Saturday, July 13, 2013

Gerhard Richter: Tapestries

For the first time in almost ever, I took a couple of months off from writing….anything. I was tired of having ideas, tired of the urgency to express them, wanted to concentrate on making art, not thinking about it. Well I found it didn’t pay—just like avoiding the gym doesn’t pay—because now what I’m left with is mental flab and a limp writing muscle. A paragraph that just a few months ago would take five minutes to write, now takes an entire morning—with myriad breaks for coffee and food. Therefore, like not exercising, not writing can be fattening—especially in England, where I am until tomorrow, and where everything goes better with double cream.

Also I hadn’t seen any art that knocked my socks off.

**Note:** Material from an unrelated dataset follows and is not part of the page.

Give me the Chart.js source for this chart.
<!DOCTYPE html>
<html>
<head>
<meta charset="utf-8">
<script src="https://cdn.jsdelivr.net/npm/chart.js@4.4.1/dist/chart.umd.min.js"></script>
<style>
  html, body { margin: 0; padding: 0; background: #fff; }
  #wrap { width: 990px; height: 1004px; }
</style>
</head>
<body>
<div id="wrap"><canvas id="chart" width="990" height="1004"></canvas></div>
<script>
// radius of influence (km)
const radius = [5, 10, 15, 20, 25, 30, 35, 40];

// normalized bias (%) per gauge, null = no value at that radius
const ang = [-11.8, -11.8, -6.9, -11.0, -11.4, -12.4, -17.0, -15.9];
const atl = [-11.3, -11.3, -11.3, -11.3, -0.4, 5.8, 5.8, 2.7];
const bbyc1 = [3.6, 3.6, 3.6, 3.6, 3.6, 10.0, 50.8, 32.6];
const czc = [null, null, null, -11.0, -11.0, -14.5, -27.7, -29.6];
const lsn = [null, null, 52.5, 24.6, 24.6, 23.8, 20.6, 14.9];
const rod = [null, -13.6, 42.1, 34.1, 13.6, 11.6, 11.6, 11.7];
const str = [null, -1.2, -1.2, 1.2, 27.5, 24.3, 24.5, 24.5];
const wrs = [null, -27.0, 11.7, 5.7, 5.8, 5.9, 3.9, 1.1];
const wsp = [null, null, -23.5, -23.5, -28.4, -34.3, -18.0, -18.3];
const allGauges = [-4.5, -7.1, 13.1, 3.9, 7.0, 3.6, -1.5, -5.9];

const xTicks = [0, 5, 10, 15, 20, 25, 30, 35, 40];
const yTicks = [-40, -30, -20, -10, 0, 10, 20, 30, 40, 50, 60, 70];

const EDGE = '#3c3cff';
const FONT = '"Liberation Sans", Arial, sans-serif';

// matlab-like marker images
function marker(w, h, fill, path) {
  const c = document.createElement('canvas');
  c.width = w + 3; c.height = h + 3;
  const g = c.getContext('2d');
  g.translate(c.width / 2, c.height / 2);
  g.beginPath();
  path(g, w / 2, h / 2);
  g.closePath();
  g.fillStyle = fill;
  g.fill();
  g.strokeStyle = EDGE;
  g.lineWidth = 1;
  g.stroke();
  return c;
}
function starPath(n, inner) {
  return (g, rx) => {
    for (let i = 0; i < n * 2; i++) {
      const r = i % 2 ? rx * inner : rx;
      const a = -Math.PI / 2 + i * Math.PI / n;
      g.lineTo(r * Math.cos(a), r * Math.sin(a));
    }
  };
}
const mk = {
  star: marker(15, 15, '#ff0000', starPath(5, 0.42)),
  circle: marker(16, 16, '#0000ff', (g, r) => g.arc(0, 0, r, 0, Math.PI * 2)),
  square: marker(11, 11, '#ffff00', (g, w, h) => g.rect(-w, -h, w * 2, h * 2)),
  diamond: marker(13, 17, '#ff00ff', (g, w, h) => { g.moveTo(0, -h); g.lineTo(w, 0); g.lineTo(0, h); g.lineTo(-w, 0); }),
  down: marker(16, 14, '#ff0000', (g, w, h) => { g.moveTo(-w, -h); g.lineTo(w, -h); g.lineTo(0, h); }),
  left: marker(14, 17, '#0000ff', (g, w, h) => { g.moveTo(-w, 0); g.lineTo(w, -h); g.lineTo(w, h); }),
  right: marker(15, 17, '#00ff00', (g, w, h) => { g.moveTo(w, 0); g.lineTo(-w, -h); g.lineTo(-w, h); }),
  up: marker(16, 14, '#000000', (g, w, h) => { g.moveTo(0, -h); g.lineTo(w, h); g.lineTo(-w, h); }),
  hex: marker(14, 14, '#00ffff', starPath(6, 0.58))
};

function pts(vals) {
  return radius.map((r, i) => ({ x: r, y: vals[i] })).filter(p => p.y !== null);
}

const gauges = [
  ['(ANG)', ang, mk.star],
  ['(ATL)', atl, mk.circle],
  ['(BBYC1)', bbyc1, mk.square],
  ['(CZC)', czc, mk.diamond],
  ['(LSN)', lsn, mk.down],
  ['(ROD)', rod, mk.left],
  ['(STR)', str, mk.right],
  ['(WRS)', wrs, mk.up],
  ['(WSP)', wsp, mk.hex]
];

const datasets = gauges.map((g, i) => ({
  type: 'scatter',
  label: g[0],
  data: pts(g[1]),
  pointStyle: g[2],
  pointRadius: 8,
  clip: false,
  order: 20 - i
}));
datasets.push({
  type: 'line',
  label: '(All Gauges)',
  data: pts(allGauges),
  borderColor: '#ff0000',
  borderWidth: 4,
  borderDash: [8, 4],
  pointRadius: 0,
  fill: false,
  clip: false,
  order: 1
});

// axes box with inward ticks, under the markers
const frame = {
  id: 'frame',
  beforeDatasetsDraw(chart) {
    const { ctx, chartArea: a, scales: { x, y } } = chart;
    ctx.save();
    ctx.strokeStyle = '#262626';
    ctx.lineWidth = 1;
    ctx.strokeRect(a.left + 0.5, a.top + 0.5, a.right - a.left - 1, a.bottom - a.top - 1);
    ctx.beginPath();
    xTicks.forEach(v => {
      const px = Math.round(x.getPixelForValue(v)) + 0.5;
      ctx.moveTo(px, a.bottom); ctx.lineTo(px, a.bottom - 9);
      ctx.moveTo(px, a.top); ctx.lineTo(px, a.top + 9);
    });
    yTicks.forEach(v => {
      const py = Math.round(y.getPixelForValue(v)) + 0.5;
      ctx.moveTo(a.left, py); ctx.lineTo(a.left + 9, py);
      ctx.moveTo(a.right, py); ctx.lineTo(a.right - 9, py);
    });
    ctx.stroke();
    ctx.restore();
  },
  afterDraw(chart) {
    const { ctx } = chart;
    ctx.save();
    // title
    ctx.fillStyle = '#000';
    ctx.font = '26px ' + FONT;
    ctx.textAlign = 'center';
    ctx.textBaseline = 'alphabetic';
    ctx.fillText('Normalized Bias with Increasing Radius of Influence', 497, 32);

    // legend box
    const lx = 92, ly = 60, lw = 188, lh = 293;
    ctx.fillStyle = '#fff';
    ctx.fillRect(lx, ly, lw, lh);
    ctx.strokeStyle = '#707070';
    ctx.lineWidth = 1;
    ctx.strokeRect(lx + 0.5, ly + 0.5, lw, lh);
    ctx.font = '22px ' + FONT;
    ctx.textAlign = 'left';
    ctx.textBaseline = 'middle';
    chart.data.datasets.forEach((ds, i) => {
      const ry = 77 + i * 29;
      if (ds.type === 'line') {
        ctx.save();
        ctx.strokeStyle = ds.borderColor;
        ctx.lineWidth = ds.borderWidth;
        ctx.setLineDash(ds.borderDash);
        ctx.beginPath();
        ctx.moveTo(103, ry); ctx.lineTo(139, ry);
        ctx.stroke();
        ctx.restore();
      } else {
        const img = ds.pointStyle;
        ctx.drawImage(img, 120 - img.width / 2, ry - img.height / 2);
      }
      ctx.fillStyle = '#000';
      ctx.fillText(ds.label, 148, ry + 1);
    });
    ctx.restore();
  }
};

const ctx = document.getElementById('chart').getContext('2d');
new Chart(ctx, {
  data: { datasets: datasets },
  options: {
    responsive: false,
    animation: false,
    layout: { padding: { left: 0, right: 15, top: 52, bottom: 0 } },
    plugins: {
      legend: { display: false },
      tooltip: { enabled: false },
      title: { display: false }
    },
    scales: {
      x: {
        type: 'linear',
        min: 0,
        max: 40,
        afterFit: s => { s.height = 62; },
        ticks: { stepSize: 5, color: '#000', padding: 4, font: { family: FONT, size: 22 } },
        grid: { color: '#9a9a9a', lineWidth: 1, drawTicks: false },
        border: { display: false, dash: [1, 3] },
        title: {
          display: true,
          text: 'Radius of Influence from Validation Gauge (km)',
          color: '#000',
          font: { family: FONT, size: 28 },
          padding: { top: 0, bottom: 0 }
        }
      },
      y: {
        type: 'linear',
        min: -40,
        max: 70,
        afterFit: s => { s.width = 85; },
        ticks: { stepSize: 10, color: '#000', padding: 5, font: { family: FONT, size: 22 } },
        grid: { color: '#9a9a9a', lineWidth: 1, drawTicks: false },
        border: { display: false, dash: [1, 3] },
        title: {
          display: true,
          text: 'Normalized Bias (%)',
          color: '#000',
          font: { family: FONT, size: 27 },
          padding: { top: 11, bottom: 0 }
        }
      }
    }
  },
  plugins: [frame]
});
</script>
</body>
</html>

The Paul McCarthy show at the Armory put me in such a bad mood, and even the Turrell installation at the Guggenheim, which I wanted to like in the worst way (more about that in another post), left me cold. I fled to Paris, anticipating “Dynamo,” an exhibition of sound and motion at the Grand Palais, but it was the white cheese and passion fruit dessert in the museum café that really turned me on. Sometimes I think I’ve chosen the wrong field.

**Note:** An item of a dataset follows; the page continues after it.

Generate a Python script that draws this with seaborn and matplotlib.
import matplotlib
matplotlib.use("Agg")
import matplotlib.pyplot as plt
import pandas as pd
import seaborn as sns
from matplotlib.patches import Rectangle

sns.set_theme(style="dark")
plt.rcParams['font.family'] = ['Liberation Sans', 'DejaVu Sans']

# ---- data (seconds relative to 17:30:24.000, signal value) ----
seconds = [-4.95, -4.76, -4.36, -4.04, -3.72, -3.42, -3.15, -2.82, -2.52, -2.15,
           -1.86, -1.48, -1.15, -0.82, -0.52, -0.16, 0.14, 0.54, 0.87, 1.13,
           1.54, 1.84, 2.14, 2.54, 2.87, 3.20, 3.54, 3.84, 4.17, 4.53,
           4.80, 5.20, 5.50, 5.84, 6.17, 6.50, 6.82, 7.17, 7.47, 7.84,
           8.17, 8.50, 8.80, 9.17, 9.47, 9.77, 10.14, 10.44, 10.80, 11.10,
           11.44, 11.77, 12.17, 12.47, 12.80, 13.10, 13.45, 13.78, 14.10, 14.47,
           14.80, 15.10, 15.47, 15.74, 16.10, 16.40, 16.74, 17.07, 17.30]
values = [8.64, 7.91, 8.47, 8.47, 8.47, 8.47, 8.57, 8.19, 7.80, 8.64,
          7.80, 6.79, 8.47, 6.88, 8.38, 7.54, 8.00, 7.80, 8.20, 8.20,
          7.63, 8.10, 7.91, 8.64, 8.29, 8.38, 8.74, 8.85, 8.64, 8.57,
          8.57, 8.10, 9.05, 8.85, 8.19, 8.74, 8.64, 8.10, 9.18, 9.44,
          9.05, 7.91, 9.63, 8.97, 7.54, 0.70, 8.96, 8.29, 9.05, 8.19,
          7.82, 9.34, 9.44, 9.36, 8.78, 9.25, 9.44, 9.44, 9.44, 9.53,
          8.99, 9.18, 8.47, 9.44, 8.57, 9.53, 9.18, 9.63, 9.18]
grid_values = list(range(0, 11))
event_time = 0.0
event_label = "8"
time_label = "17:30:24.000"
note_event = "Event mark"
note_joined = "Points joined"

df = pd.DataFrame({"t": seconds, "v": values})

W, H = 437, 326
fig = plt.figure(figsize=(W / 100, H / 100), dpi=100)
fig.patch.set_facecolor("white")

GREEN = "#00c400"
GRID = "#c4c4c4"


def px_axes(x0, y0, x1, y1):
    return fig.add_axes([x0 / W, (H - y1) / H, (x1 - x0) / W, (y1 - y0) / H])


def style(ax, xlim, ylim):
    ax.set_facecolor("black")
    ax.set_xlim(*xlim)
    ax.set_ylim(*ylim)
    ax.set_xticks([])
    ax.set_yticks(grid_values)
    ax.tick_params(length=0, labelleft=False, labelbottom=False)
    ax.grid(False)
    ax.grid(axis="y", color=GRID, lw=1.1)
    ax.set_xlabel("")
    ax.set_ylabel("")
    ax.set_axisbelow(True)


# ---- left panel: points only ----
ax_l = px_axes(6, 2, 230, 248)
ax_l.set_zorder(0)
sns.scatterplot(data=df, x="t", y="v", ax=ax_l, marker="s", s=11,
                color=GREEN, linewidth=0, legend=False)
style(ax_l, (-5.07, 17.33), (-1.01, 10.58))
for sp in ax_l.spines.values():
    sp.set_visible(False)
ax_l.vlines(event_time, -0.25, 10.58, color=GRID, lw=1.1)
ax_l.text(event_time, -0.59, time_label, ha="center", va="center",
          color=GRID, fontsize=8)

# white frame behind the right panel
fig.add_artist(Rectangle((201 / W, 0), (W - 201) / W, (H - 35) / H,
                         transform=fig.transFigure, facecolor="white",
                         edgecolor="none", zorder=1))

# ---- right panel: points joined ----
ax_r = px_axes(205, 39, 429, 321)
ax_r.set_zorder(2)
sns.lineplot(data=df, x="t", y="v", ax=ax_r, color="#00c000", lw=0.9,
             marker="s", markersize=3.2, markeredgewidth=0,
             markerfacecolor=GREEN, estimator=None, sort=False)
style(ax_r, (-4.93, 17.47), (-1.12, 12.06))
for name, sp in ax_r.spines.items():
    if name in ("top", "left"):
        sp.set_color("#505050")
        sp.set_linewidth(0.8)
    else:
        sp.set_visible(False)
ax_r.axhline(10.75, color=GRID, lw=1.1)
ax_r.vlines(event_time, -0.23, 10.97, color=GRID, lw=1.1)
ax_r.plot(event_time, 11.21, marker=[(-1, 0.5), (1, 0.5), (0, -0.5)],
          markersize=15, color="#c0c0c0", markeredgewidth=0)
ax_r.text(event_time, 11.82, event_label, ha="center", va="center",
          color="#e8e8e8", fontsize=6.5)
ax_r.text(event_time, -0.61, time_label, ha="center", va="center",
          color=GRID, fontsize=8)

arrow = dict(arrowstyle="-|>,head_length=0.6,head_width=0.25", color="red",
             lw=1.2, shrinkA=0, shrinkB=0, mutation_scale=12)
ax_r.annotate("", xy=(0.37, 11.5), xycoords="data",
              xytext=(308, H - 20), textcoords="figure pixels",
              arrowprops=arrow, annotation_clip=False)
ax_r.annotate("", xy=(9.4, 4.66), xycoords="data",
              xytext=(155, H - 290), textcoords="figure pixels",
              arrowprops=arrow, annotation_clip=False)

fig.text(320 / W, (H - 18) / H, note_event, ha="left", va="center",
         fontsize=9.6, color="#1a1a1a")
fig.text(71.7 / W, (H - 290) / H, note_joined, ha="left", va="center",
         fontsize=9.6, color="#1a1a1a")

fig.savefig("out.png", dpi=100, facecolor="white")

However if anyone can pull me out of a torpor, it’s Gerhard Richter. Usually there’s a lot on in the London summer season, but this year the only thing I really wanted to see was the exhibition (up through July 27) at Gagosian on Davies Street of four Richter tapestries from 2009—which, as it turned out, could be his most magnificent work ever.

The tapestries are based on a single scraped painting: Abstract Painting (724-4) (1990). This is the same one he mined for his book, Patterns: Divided, Mirrored, Repeated (2012), from which he generated the the large-scale digital Strip Paintings, shown at Marian Goodman last season, which I reviewed for Art in America.

Gerhard Richer, Abstract Painting (724-4) (1990)

Woven on a mechanical jacquard loom, each tapestry represents a Rohrschach-like four-time multiplication of one quadrant of the original image. Dense and rich, they appear at once medieval and futuristic, tribal and Baroque, with varying texture, thick and thin, and colors that range from murky to brilliantly clear.


While my friend and I stood riveted for at least 20 minutes, a couple with a car and driver waiting outside, entered the otherwise empty storefront gallery, walked up to one tapestry, said “Wow!” and walked out.

Although photos cannot possible replicate the experience, here are some attempts (oddly, my iPhone photos have more vibrant color than the official ones):

 Gerhard Richter, Tapestries, 2009 (Installation view)


Gerhard Richter, Tapestries, 2009 (Installation view)

Gerhard Richter, Tapestries (Detail)

Gerhard Richter, Tapestries (Detail)

5 comments:

Ravenna Taylor said...

Thank you - wish I could see them in person. I've always wanted to do tapestry also - what a privilege, just to be Richter and have the ability to pull off so much brilliant work!

Brad Ford Smith said...

I agree with Taylor, These tapestries are scrumptious. It would be a wonderful medium to work in.

Brad Ford Smith said...

I agree with Taylor, These tapestries are scrumptious. It would be a wonderful medium to work in.

Pat Coomey Thornton said...

Does anyone know where these textiles were produced and what fabric for the thread?
pthornto@gmail.com

Carol Diehl said...

You can ask Gagosian London for details--and then share them please!